Saturday, December 13, 2014

A Bad Example of Public Policy

I'm close to finishing the book A Midwife's Tale, which won a Pulitzer Prize back in 1991. It's a popular history, based on the life and diary of Martha Moore Ballard from 1785 to 1812 in eastern Maine. Ballard was, as the title says, a midwife. Her diary was long known to historians but was discounted as dry and lacking details until feminist historian Laurel Thatcher Ulrich got ahold of it.

The book is mostly a social history of women-oriented topics, obviously, though it's as much about women's work in the home and social conditions generally as it about helping women have babies. But near the end, there's a disturbing detail about how the local municipalities were run that doesn't have anything to do with women.

Martha's husband, Ephraim, is 10 years older than her.
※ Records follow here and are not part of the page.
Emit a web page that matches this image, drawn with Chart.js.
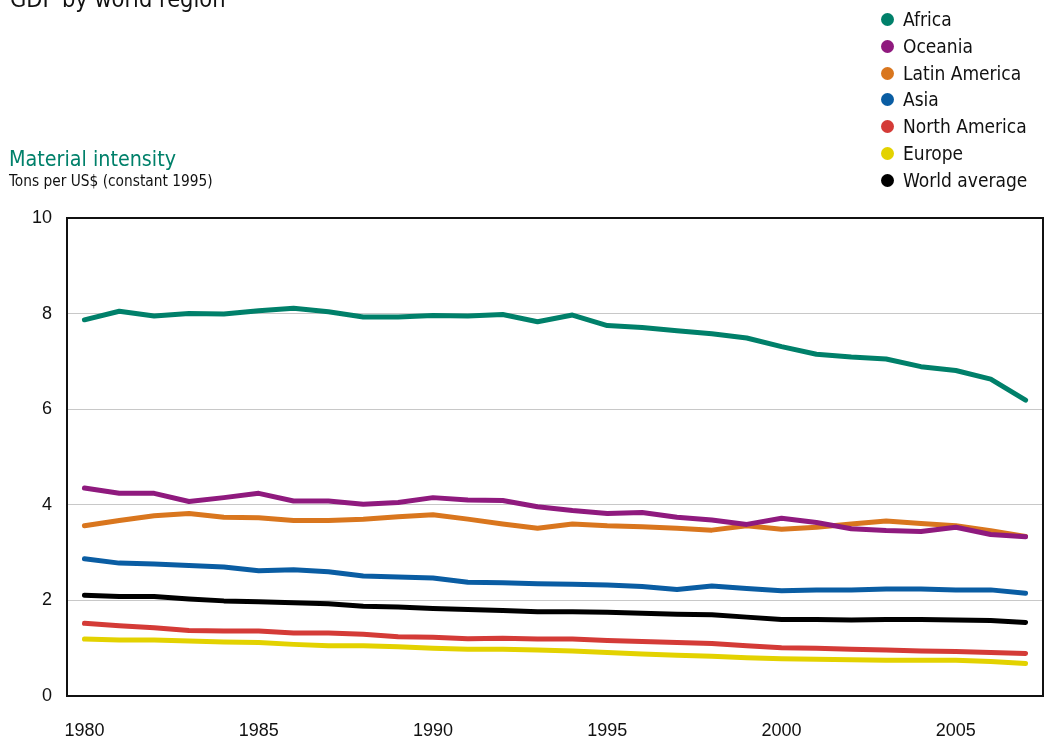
<!DOCTYPE html>
<html><head><meta charset="utf-8">
<script src="https://cdn.jsdelivr.net/npm/chart.js@4.4.1/dist/chart.umd.min.js"></script>
<style>
html,body{margin:0;padding:0;background:#fff;}
body{width:1045px;height:740px;position:relative;overflow:hidden;font-family:"DejaVu Sans Condensed","DejaVu Sans",sans-serif;font-stretch:condensed;color:#111;}
#c{position:absolute;left:0;top:0;}
.t{position:absolute;white-space:nowrap;line-height:1;}
#legend{position:absolute;left:881px;top:0;}
.row{position:absolute;left:0;height:20px;line-height:20px;font-size:19px;white-space:nowrap;display:flex;align-items:center;}
.dot{width:13px;height:13px;border-radius:50%;margin-right:9px;flex:none;}
</style></head><body>
<canvas id="c" width="1045" height="740"></canvas>
<div class="t" style="left:10px;top:-12.5px;font-size:23.4px;">GDP by world region</div>
<div class="t" style="left:9px;top:148px;font-size:21.3px;color:#00806a;">Material intensity</div>
<div class="t" style="left:9px;top:174px;font-size:15.3px;">Tons per US$ (constant 1995)</div>
<div id="legend"></div>
<script>
const years = [1980,1981,1982,1983,1984,1985,1986,1987,1988,1989,1990,1991,1992,1993,1994,1995,1996,1997,1998,1999,2000,2001,2002,2003,2004,2005,2006,2007];
const africa = [7.87,8.05,7.95,8.00,7.99,8.06,8.11,8.04,7.93,7.93,7.96,7.95,7.98,7.83,7.97,7.75,7.71,7.64,7.58,7.49,7.31,7.15,7.09,7.05,6.89,6.81,6.63,6.19];
const oceania = [4.35,4.24,4.24,4.07,4.15,4.24,4.08,4.08,4.01,4.05,4.15,4.10,4.09,3.96,3.88,3.82,3.84,3.74,3.68,3.59,3.72,3.63,3.50,3.46,3.44,3.53,3.38,3.33];
const latinAmerica = [3.56,3.67,3.77,3.82,3.74,3.73,3.67,3.67,3.70,3.75,3.79,3.70,3.60,3.51,3.60,3.56,3.54,3.51,3.47,3.56,3.49,3.53,3.60,3.66,3.61,3.56,3.46,3.34];
const asia = [2.87,2.78,2.76,2.73,2.70,2.62,2.64,2.60,2.51,2.49,2.47,2.38,2.37,2.35,2.34,2.32,2.29,2.23,2.30,2.25,2.20,2.22,2.22,2.24,2.24,2.22,2.22,2.15];
const northAmerica = [1.52,1.47,1.43,1.37,1.36,1.36,1.32,1.32,1.29,1.24,1.23,1.20,1.21,1.19,1.19,1.16,1.14,1.12,1.10,1.05,1.01,1.00,0.98,0.96,0.94,0.93,0.91,0.89];
const europe = [1.19,1.17,1.17,1.15,1.13,1.12,1.08,1.05,1.05,1.03,1.00,0.98,0.98,0.96,0.94,0.91,0.88,0.85,0.83,0.80,0.78,0.77,0.76,0.75,0.75,0.75,0.72,0.68];
const worldAverage = [2.11,2.08,2.08,2.03,1.99,1.97,1.95,1.93,1.88,1.86,1.83,1.81,1.79,1.76,1.76,1.75,1.73,1.71,1.70,1.65,1.60,1.60,1.59,1.60,1.60,1.59,1.58,1.54];
const seriesNames = ["Africa","Oceania","Latin America","Asia","North America","Europe","World average"];
const seriesColors = ["#00806a","#8f1a7e","#d9761e","#0a5da3","#d43b37","#e3d200","#000000"];
const seriesValues = [africa,oceania,latinAmerica,asia,northAmerica,europe,worldAverage];
const yTicks = [0,2,4,6,8,10];

const leg = document.getElementById('legend');
const rowY = [19,46,73,99,126,153,180];
seriesNames.forEach((n,i)=>{
  const r = document.createElement('div'); r.className='row'; r.style.top=(rowY[i]-10)+'px';
  const d = document.createElement('span'); d.className='dot'; d.style.background=seriesColors[i];
  const s = document.createElement('span'); s.textContent=n;
  r.appendChild(d); r.appendChild(s); leg.appendChild(r);
});

const frame = {
  id:'frame',
  afterDraw(chart){
    const {ctx, chartArea:a} = chart;
    ctx.save(); ctx.strokeStyle='#111'; ctx.lineWidth=2;
    ctx.strokeRect(a.left, a.top, a.right-a.left, a.bottom-a.top);
    ctx.restore();
  }
};
const tickFont = {family:'"Liberation Sans", Arial, sans-serif', size:18};

new Chart(document.getElementById('c'), {
  type:'line',
  data:{
    labels: years.map(String),
    datasets: seriesNames.map((n,i)=>({
      label:n, data:seriesValues[i], borderColor:seriesColors[i], backgroundColor:seriesColors[i],
      borderWidth:5, pointRadius:0, borderCapStyle:'round', borderJoinStyle:'round', tension:0, fill:false
    }))
  },
  options:{
    responsive:false, animation:false, devicePixelRatio:1,
    layout:{padding:{top:218,right:2,left:0,bottom:0}},
    plugins:{legend:{display:false}, tooltip:{enabled:false}},
    scales:{
      x:{type:'category', offset:true, grid:{display:false, drawTicks:false}, border:{display:false},
         afterFit(s){ s.height=44; s.paddingLeft=0; s.paddingRight=0; },
         ticks:{autoSkip:false, maxRotation:0, padding:24, color:'#111', font:tickFont,
           callback(v){ const l=this.getLabelForValue(v); return (+l)%5===0 ? l : ''; }}},
      y:{min:0, max:10, grid:{color:'#c8c8c8', lineWidth:1, drawTicks:false}, border:{display:false},
         afterFit(s){ s.width=67; s.paddingTop=0; s.paddingBottom=0; },
         afterBuildTicks(s){ s.ticks = yTicks.map(v=>({value:v})); },
         ticks:{padding:15, color:'#111', font:tickFont}}
    }
  },
  plugins:[frame]
});
</script>
</body></html>
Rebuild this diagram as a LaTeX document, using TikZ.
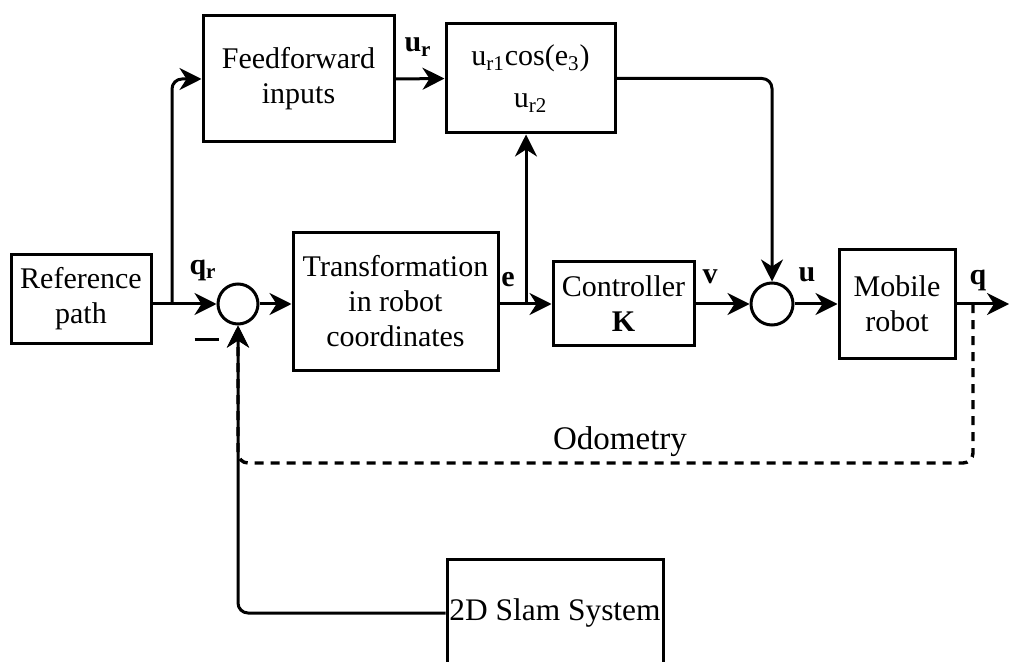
\documentclass[tikz,border=0pt]{standalone}
\usepackage{fontspec}
\setmainfont{Liberation Serif}
\usetikzlibrary{arrows.meta}
\begin{document}
\begin{tikzpicture}[x=0.5pt,y=-0.5pt,
  blk/.style={draw, line width=1.5pt, align=center, inner sep=0pt,
    font=\fontsize{15}{17.5}\selectfont},
  sumnode/.style={draw, circle, line width=1.5pt, minimum size=20pt, inner sep=0pt},
  wire/.style={line width=1.5pt, rounded corners=5pt},
  arr/.style={wire, -{Stealth[length=11pt,width=11pt,inset=3.5pt]}},
  lbl/.style={font=\fontsize{15}{17.5}\selectfont\bfseries},
  odo/.style={line width=1.7pt, dash pattern=on 4.5pt off 3.5pt},
]
\useasboundingbox (0,0) rectangle (1010,662);
\clip (0,0) rectangle (1010,662);

% blocks
\node[blk, minimum width=70pt, minimum height=44pt] (ref) at (81,299) {Reference\\path};
\node[blk, minimum width=95.5pt, minimum height=63pt] (ff) at (298.5,79) {Feedforward\\inputs};
\node[blk, minimum width=84.5pt, minimum height=54.5pt, font=\fontsize{15}{21}\selectfont] (cos) at (530.5,78.5)
  {u\textsubscript{r1}cos(e\textsubscript{3})\\u\textsubscript{r2}};
\node[blk, minimum width=102.5pt, minimum height=68.5pt] (tr) at (395.5,301.5) {Transformation\\in robot\\coordinates};
\node[blk, minimum width=70.5pt, minimum height=41.5pt] (ctl) at (623.5,303.5) {Controller\\\textbf{K}};
\node[blk, minimum width=58pt, minimum height=54pt] (rob) at (897,304) {Mobile\\robot};
\node[blk, minimum width=108pt, minimum height=54pt, font=\fontsize{15.7}{18}\selectfont] (slam) at (555,613) {2D Slam System};

% summing junctions
\node[sumnode] (s1) at (238,304) {};
\node[sumnode, minimum size=21pt] (s2) at (772,304) {};

% branch points and free ends
\coordinate (fork) at (172,304);
\coordinate (ebr) at (526,304);
\coordinate (tap) at (973,304);
\coordinate (out) at (1009,304);
\coordinate (odl) at (973,463);

% forward path
\draw[arr] (s1.west -| ref.east) -- (s1.west);
\draw[arr] (fork) |- (ff.west);
\draw[arr] (ff.east) -- (cos.west);
\draw[arr] (cos.east) -| (s2.north);
\draw[arr] (s1.east) -- (s1.east -| tr.west);
\draw[arr] (s1 -| tr.east) -- (s1 -| ctl.west);
\draw[arr] (ebr) -- (ebr |- cos.south);
\draw[arr] (s2 -| ctl.east) -- (s2.west);
\draw[arr] (s2.east) -- (s2.east -| rob.west);
\draw[arr] (s2 -| rob.east) -- (out);

% feedback paths
\draw[arr, odo] (tap) -- (odl) -- (s1 |- odl) -- (s1.south);
\draw[arr] (slam.west) -| (s1.south);

% signal labels
\node[lbl] at (203,270) {q\textsubscript{r}};
\node[lbl] at (418,47) {u\textsubscript{r}};
\node[lbl] at (508,280) {e};
\node[lbl] at (710,277) {v};
\node[lbl] at (807,275) {u};
\node[lbl] at (978,280) {q};
\node[font=\fontsize{13}{15}\selectfont] at (207,343) {\rule[0.25em]{0.95em}{0.11em}};
\node[font=\fontsize{16.5}{19}\selectfont] at (620,442) {Odometry};
\end{tikzpicture}
\end{document}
By 1803, she is almost 70 and he is nearly 80. He has spent his career as a surveyor, working for all of the landed men in the area who want to measure parcels to sell and plat towns to build. But Ephraim, it turns out, has had a side job all along: he is also the town tax collector.

I've never thought much about how tax collection happens now, and probably less in past times. In Maine, c. 1800, this is how it was:
[Ephraim] had signed a note binding [him] to collect $4,550, the town's combined total tax bill for the year 1803. Although he had worked hard at collecting..., and had turned in his proceeds to the town treasurer every two months as the law required, his accounting on November 17 had fallen short by $800. The town had no choice but to imprison him.... No sentimental regard for the man's age or for his years of service could abrogate the law. He would be treated like other debtors (page 266).
Debtors in the town jail were not the same as felons; they could come and go to pursue their work and even eat their meals, but they couldn't go as far as their homes (unless that was near by, which Ephraim's was not). This left Martha, 70ish -- all of her children grown and with families of their own -- without a man to chop wood and do the other work customarily done by a man. This is a woman who has borne nine children herself, and who is in declining health of an unmentionable female nature, so her stress over all of the added work comes up in her diary.

But I have to say: What a stupid public policy. You take a job like tax collector, which generally isn't perceived positively in the first place, and outsource it with the penalty of prison if it's not done correctly. What a way to get someone to do the job. What a way to run a state!